▸ **TASK BRIEF**
Output the lines exactly, from the one where "Rebuild this chart" appears through the one where "const seriesNames = ['Bajo', 'Medio', 'Alto'];" appears. Images are left out.

▸ **THE INPUT**
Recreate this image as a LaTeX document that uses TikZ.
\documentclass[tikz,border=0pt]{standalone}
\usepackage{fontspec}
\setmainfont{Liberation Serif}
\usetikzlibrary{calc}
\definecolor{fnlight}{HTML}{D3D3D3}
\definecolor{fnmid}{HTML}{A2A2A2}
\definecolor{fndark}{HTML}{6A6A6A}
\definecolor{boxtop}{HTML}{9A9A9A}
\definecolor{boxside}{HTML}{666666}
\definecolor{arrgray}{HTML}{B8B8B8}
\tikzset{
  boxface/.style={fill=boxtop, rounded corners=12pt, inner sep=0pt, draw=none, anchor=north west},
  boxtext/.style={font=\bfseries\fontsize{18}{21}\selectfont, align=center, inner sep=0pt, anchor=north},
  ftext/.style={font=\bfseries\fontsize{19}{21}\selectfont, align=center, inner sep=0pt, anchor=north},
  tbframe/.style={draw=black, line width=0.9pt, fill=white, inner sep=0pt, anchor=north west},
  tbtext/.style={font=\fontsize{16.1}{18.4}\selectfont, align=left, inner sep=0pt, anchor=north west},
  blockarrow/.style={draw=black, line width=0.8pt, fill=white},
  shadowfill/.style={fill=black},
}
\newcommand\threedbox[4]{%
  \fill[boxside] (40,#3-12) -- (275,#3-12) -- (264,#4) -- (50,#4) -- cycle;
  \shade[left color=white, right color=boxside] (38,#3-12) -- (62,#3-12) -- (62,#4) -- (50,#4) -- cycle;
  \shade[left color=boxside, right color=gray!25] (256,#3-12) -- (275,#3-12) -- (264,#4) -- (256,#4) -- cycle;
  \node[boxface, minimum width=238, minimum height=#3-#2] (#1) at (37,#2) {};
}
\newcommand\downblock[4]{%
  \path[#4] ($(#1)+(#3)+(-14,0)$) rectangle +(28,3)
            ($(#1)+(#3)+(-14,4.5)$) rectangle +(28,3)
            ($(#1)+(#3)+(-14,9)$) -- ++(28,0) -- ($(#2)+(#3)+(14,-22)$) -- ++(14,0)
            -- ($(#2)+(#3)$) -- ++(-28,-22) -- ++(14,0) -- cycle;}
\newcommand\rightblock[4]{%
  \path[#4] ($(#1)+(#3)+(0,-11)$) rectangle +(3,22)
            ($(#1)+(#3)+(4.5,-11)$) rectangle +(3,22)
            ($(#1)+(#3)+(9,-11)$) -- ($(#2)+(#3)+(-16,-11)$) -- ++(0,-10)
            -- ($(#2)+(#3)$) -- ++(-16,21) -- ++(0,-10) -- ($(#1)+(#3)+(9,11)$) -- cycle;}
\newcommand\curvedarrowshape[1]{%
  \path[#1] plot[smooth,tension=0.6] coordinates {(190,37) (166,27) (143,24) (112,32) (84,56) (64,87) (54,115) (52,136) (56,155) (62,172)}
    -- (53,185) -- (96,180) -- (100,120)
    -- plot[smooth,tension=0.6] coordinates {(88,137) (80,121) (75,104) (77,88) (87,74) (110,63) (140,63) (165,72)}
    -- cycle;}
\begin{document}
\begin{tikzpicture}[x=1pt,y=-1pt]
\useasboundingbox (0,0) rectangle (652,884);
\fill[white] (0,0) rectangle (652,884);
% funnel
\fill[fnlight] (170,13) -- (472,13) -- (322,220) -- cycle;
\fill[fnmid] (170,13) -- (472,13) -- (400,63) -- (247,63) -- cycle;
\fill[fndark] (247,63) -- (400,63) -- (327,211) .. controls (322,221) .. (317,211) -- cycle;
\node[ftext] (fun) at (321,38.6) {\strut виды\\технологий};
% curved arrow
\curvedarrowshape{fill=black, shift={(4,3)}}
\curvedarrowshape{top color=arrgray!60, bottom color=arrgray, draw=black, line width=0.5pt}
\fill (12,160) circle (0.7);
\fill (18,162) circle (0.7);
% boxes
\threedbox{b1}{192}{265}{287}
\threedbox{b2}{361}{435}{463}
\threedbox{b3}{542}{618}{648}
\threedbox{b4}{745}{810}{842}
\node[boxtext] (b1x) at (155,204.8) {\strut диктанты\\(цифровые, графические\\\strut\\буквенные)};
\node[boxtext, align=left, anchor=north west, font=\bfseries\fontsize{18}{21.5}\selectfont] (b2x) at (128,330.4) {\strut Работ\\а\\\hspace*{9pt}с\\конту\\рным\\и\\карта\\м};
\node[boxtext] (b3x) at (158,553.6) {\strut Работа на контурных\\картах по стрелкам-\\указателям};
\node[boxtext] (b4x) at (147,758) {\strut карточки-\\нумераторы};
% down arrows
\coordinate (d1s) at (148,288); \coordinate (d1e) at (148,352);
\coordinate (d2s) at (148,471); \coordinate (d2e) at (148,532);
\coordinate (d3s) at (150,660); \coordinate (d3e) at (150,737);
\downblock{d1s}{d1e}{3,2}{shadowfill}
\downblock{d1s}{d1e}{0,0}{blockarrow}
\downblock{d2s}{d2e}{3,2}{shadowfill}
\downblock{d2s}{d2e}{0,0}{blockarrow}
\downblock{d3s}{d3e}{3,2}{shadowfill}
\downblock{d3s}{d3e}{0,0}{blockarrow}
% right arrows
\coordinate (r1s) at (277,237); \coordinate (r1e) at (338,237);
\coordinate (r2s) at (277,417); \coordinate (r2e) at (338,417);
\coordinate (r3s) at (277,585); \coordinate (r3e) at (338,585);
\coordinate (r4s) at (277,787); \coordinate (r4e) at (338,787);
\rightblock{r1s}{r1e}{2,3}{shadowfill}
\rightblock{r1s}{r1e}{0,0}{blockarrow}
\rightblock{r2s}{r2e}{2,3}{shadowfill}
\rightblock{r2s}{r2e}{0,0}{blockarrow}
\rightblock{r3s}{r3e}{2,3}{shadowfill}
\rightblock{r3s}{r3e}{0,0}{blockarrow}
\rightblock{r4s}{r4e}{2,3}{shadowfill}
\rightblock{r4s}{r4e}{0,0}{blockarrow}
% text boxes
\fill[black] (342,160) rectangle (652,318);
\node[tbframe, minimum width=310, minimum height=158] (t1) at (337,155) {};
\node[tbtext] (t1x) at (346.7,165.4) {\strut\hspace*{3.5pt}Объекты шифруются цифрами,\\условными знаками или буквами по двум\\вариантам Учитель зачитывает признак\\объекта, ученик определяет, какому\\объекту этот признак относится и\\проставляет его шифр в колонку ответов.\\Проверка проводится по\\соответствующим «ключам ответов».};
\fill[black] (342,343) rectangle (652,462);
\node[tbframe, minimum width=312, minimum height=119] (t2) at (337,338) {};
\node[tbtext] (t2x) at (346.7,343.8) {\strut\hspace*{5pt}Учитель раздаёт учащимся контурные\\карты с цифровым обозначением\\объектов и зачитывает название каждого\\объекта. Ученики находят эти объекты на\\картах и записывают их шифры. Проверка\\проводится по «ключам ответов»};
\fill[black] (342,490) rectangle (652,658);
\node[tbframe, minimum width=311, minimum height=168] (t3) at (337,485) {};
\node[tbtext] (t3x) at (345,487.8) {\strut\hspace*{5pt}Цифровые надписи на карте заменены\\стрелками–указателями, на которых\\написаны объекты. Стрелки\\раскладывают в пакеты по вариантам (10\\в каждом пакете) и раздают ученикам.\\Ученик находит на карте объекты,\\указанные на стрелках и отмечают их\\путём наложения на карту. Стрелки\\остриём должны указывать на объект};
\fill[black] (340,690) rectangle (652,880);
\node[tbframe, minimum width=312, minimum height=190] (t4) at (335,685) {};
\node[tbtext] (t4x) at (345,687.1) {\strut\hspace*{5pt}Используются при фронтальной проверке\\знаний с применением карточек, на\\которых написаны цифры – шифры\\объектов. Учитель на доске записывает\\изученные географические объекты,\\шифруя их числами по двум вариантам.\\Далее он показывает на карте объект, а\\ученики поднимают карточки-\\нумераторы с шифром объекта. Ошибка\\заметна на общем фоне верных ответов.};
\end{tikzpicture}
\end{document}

...

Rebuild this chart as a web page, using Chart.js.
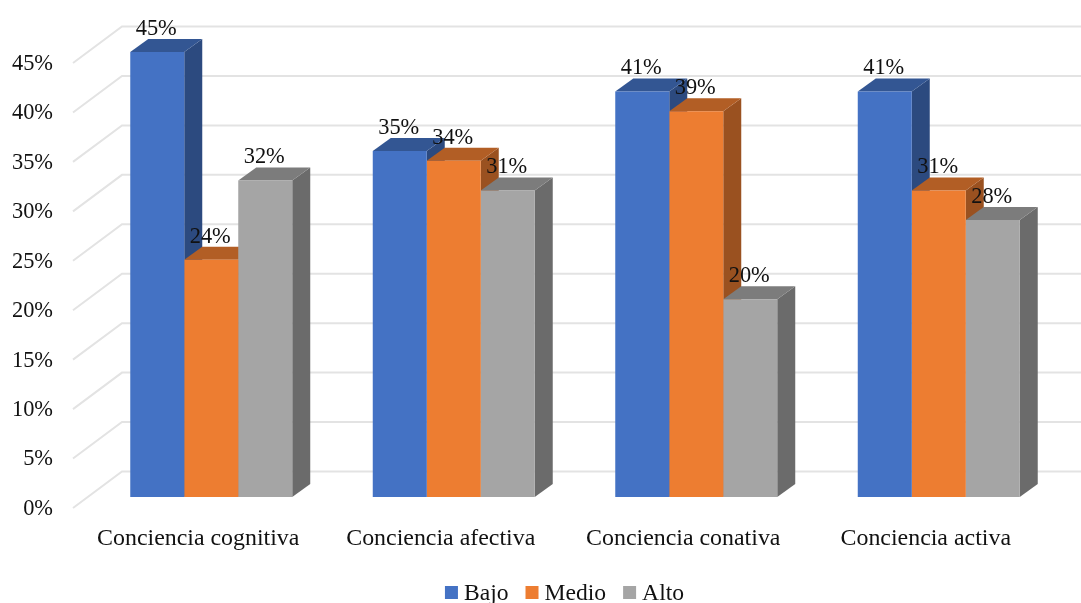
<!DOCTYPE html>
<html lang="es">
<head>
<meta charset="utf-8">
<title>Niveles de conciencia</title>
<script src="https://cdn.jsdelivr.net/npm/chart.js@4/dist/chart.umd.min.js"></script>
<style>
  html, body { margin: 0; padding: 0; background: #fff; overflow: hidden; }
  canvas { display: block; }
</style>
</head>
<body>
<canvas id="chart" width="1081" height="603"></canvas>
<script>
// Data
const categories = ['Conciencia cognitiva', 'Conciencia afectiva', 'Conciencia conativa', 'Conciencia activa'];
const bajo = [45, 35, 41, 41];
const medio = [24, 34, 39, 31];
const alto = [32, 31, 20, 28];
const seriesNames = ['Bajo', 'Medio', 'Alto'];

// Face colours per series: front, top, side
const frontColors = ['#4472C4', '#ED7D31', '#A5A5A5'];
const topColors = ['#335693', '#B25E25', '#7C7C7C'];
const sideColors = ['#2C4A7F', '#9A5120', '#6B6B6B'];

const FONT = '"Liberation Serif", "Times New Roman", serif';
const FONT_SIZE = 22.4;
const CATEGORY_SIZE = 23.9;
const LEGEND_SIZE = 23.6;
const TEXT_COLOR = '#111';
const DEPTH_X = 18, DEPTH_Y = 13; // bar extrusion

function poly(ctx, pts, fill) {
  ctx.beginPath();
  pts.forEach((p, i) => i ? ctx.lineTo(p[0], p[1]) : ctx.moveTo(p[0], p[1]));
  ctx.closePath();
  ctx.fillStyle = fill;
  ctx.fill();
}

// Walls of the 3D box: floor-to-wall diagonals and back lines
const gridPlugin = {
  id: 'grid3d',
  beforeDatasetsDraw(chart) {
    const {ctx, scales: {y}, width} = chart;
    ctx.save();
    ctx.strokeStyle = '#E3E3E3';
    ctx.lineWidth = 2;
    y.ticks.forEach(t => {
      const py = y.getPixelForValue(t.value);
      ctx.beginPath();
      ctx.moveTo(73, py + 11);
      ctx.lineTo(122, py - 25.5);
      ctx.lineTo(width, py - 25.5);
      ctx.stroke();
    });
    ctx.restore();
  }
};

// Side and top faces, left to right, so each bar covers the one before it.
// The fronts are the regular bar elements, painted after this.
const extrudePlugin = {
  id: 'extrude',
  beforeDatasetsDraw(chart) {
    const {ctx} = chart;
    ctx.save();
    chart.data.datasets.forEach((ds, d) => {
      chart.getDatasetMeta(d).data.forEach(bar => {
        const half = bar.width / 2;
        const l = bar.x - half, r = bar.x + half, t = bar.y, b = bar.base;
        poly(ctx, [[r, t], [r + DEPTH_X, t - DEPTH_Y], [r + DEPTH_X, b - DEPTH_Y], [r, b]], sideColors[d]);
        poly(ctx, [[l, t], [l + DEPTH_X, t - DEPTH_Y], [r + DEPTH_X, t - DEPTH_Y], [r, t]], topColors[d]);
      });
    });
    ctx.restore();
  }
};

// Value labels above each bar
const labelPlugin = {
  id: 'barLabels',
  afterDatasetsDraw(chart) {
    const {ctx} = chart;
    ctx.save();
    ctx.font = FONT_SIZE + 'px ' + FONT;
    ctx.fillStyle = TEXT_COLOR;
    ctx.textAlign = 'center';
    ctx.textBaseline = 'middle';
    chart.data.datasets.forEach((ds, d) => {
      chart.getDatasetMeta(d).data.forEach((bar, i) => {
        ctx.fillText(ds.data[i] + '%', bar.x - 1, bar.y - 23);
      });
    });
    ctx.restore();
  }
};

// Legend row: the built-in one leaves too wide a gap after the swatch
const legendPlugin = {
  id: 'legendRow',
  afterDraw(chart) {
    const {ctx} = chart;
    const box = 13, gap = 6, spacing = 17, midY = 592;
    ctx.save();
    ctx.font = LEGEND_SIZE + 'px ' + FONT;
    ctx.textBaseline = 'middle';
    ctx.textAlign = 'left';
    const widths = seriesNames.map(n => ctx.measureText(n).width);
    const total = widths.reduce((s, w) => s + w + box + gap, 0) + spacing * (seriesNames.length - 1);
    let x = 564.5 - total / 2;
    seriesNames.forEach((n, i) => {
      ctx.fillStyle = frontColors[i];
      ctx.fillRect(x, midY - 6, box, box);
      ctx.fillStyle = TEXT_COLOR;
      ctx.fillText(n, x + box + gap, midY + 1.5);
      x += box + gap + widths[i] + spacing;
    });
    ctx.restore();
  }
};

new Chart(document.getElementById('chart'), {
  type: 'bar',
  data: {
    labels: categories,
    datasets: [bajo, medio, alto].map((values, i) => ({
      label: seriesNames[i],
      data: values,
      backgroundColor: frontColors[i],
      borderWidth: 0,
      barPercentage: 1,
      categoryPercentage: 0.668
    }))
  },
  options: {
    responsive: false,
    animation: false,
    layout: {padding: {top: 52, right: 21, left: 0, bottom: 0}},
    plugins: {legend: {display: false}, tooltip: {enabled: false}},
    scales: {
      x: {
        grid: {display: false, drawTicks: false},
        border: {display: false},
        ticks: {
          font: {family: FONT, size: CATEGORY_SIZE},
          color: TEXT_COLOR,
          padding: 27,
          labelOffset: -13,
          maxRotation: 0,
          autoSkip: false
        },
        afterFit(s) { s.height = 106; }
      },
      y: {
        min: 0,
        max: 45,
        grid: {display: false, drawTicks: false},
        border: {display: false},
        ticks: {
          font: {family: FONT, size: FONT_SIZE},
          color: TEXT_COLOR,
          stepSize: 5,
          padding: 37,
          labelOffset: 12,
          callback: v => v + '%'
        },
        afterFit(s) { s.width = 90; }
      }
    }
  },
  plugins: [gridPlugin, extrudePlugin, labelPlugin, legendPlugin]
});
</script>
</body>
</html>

▸ **FINISHED ANSWER**
Rebuild this chart as a web page, using Chart.js.
<!DOCTYPE html>
<html lang="es">
<head>
<meta charset="utf-8">
<title>Niveles de conciencia</title>
<script src="https://cdn.jsdelivr.net/npm/chart.js@4/dist/chart.umd.min.js"></script>
<style>
  html, body { margin: 0; padding: 0; background: #fff; overflow: hidden; }
  canvas { display: block; }
</style>
</head>
<body>
<canvas id="chart" width="1081" height="603"></canvas>
<script>
// Data
const categories = ['Conciencia cognitiva', 'Conciencia afectiva', 'Conciencia conativa', 'Conciencia activa'];
const bajo = [45, 35, 41, 41];
const medio = [24, 34, 39, 31];
const alto = [32, 31, 20, 28];
const seriesNames = ['Bajo', 'Medio', 'Alto'];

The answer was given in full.